WORK INSTRUCTIONS :: Omit the pictures, please, and give each record below again exactly.

RECORDS SUPPLIED ::
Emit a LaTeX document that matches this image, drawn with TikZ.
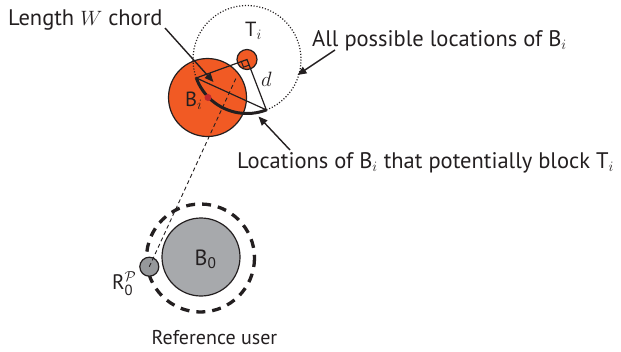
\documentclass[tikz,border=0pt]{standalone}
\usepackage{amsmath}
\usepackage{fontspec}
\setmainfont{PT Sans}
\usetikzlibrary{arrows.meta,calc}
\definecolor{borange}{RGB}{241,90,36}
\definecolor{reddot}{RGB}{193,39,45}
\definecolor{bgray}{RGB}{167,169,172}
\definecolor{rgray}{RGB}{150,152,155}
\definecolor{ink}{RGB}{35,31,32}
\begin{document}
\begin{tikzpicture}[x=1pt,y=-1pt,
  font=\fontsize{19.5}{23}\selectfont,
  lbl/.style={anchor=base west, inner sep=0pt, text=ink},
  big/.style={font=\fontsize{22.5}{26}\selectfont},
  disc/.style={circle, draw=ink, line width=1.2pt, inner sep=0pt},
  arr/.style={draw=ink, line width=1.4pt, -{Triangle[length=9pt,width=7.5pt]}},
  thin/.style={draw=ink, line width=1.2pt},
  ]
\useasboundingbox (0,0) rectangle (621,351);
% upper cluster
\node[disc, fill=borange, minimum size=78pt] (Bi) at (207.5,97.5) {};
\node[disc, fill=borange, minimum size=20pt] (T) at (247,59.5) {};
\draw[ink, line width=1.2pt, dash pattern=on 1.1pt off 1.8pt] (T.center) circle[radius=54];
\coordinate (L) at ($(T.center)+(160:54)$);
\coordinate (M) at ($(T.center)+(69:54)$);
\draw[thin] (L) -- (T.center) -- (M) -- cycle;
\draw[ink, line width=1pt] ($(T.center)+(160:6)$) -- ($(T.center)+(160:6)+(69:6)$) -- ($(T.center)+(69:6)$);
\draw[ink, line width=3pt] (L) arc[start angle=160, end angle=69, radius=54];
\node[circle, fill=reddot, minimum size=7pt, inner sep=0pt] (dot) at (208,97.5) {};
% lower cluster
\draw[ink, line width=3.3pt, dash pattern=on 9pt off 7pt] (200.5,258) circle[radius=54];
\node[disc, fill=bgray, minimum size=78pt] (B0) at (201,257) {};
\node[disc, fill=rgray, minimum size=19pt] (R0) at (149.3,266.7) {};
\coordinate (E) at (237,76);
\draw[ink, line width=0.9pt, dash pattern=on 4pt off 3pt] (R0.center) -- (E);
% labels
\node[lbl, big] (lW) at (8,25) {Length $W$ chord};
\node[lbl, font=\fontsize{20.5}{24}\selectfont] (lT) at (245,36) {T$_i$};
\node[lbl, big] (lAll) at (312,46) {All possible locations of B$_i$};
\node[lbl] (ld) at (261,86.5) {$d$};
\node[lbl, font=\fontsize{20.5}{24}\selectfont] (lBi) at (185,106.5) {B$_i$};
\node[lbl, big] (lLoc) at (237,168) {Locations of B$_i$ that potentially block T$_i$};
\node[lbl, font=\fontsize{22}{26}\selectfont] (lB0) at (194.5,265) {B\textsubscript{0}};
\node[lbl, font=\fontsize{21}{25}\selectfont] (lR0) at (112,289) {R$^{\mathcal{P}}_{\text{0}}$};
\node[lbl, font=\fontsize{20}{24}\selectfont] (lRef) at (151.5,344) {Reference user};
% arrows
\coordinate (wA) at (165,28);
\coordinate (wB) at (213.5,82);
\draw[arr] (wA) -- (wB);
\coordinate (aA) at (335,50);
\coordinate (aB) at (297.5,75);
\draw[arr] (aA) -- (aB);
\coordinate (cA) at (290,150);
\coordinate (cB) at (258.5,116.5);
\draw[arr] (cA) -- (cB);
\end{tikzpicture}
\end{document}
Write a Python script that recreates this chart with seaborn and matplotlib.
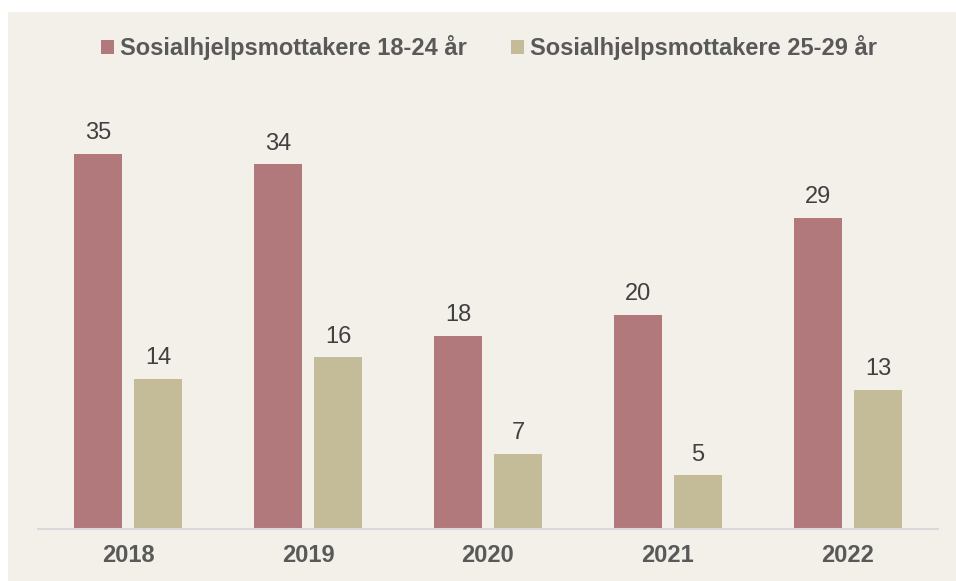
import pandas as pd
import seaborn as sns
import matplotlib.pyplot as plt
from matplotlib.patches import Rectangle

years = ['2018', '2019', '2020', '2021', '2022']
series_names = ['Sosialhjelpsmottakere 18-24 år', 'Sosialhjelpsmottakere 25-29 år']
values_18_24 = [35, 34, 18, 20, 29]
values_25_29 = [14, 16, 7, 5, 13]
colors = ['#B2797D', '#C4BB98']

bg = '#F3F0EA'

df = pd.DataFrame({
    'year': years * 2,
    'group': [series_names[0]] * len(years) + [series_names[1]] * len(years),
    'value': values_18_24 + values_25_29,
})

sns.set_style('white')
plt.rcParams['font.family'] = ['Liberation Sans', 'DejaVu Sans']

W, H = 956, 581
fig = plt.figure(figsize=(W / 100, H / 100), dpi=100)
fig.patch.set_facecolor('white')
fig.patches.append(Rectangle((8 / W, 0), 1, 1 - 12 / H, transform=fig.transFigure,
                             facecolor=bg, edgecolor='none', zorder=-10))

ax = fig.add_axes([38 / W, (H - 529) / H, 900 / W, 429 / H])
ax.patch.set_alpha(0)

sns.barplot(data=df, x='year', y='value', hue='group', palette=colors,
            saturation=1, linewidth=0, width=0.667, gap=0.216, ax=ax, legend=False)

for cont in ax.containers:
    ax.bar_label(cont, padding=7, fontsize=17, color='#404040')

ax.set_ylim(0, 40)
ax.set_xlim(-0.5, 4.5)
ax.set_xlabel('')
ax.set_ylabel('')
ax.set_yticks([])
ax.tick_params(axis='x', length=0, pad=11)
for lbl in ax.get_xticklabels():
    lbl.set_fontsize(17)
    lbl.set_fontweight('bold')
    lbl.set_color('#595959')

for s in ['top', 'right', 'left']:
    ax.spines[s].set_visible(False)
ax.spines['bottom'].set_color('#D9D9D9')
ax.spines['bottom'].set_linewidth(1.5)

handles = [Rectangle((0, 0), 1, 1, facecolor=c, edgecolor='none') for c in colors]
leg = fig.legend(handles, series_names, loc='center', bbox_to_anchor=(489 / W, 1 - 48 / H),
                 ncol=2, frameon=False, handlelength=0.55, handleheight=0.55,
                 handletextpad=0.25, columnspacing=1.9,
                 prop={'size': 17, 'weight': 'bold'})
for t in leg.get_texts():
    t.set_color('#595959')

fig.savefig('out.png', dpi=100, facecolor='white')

SOLUTION TO THIS EXERCISE ::
Emit a LaTeX document that matches this image, drawn with TikZ.
\documentclass[tikz,border=0pt]{standalone}
\usepackage{amsmath}
\usepackage{fontspec}
\setmainfont{PT Sans}
\usetikzlibrary{arrows.meta,calc}
\definecolor{borange}{RGB}{241,90,36}
\definecolor{reddot}{RGB}{193,39,45}
\definecolor{bgray}{RGB}{167,169,172}
\definecolor{rgray}{RGB}{150,152,155}
\definecolor{ink}{RGB}{35,31,32}
\begin{document}
\begin{tikzpicture}[x=1pt,y=-1pt,
  font=\fontsize{19.5}{23}\selectfont,
  lbl/.style={anchor=base west, inner sep=0pt, text=ink},
  big/.style={font=\fontsize{22.5}{26}\selectfont},
  disc/.style={circle, draw=ink, line width=1.2pt, inner sep=0pt},
  arr/.style={draw=ink, line width=1.4pt, -{Triangle[length=9pt,width=7.5pt]}},
  thin/.style={draw=ink, line width=1.2pt},
  ]
\useasboundingbox (0,0) rectangle (621,351);
% upper cluster
\node[disc, fill=borange, minimum size=78pt] (Bi) at (207.5,97.5) {};
\node[disc, fill=borange, minimum size=20pt] (T) at (247,59.5) {};
\draw[ink, line width=1.2pt, dash pattern=on 1.1pt off 1.8pt] (T.center) circle[radius=54];
\coordinate (L) at ($(T.center)+(160:54)$);
\coordinate (M) at ($(T.center)+(69:54)$);
\draw[thin] (L) -- (T.center) -- (M) -- cycle;
\draw[ink, line width=1pt] ($(T.center)+(160:6)$) -- ($(T.center)+(160:6)+(69:6)$) -- ($(T.center)+(69:6)$);
\draw[ink, line width=3pt] (L) arc[start angle=160, end angle=69, radius=54];
\node[circle, fill=reddot, minimum size=7pt, inner sep=0pt] (dot) at (208,97.5) {};
% lower cluster
\draw[ink, line width=3.3pt, dash pattern=on 9pt off 7pt] (200.5,258) circle[radius=54];
\node[disc, fill=bgray, minimum size=78pt] (B0) at (201,257) {};
\node[disc, fill=rgray, minimum size=19pt] (R0) at (149.3,266.7) {};
\coordinate (E) at (237,76);
\draw[ink, line width=0.9pt, dash pattern=on 4pt off 3pt] (R0.center) -- (E);
% labels
\node[lbl, big] (lW) at (8,25) {Length $W$ chord};
\node[lbl, font=\fontsize{20.5}{24}\selectfont] (lT) at (245,36) {T$_i$};
\node[lbl, big] (lAll) at (312,46) {All possible locations of B$_i$};
\node[lbl] (ld) at (261,86.5) {$d$};
\node[lbl, font=\fontsize{20.5}{24}\selectfont] (lBi) at (185,106.5) {B$_i$};
\node[lbl, big] (lLoc) at (237,168) {Locations of B$_i$ that potentially block T$_i$};
\node[lbl, font=\fontsize{22}{26}\selectfont] (lB0) at (194.5,265) {B\textsubscript{0}};
\node[lbl, font=\fontsize{21}{25}\selectfont] (lR0) at (112,289) {R$^{\mathcal{P}}_{\text{0}}$};
\node[lbl, font=\fontsize{20}{24}\selectfont] (lRef) at (151.5,344) {Reference user};
% arrows
\coordinate (wA) at (165,28);
\coordinate (wB) at (213.5,82);
\draw[arr] (wA) -- (wB);
\coordinate (aA) at (335,50);
\coordinate (aB) at (297.5,75);
\draw[arr] (aA) -- (aB);
\coordinate (cA) at (290,150);
\coordinate (cB) at (258.5,116.5);
\draw[arr] (cA) -- (cB);
\end{tikzpicture}
\end{document}
Write a Python script that recreates this chart with seaborn and matplotlib.
import pandas as pd
import seaborn as sns
import matplotlib.pyplot as plt
from matplotlib.patches import Rectangle

years = ['2018', '2019', '2020', '2021', '2022']
series_names = ['Sosialhjelpsmottakere 18-24 år', 'Sosialhjelpsmottakere 25-29 år']
values_18_24 = [35, 34, 18, 20, 29]
values_25_29 = [14, 16, 7, 5, 13]
colors = ['#B2797D', '#C4BB98']

bg = '#F3F0EA'

df = pd.DataFrame({
    'year': years * 2,
    'group': [series_names[0]] * len(years) + [series_names[1]] * len(years),
    'value': values_18_24 + values_25_29,
})

sns.set_style('white')
plt.rcParams['font.family'] = ['Liberation Sans', 'DejaVu Sans']

W, H = 956, 581
fig = plt.figure(figsize=(W / 100, H / 100), dpi=100)
fig.patch.set_facecolor('white')
fig.patches.append(Rectangle((8 / W, 0), 1, 1 - 12 / H, transform=fig.transFigure,
                             facecolor=bg, edgecolor='none', zorder=-10))

ax = fig.add_axes([38 / W, (H - 529) / H, 900 / W, 429 / H])
ax.patch.set_alpha(0)

sns.barplot(data=df, x='year', y='value', hue='group', palette=colors,
            saturation=1, linewidth=0, width=0.667, gap=0.216, ax=ax, legend=False)

for cont in ax.containers:
    ax.bar_label(cont, padding=7, fontsize=17, color='#404040')

ax.set_ylim(0, 40)
ax.set_xlim(-0.5, 4.5)
ax.set_xlabel('')
ax.set_ylabel('')
ax.set_yticks([])
ax.tick_params(axis='x', length=0, pad=11)
for lbl in ax.get_xticklabels():
    lbl.set_fontsize(17)
    lbl.set_fontweight('bold')
    lbl.set_color('#595959')

for s in ['top', 'right', 'left']:
    ax.spines[s].set_visible(False)
ax.spines['bottom'].set_color('#D9D9D9')
ax.spines['bottom'].set_linewidth(1.5)

handles = [Rectangle((0, 0), 1, 1, facecolor=c, edgecolor='none') for c in colors]
leg = fig.legend(handles, series_names, loc='center', bbox_to_anchor=(489 / W, 1 - 48 / H),
                 ncol=2, frameon=False, handlelength=0.55, handleheight=0.55,
                 handletextpad=0.25, columnspacing=1.9,
                 prop={'size': 17, 'weight': 'bold'})
for t in leg.get_texts():
    t.set_color('#595959')

fig.savefig('out.png', dpi=100, facecolor='white')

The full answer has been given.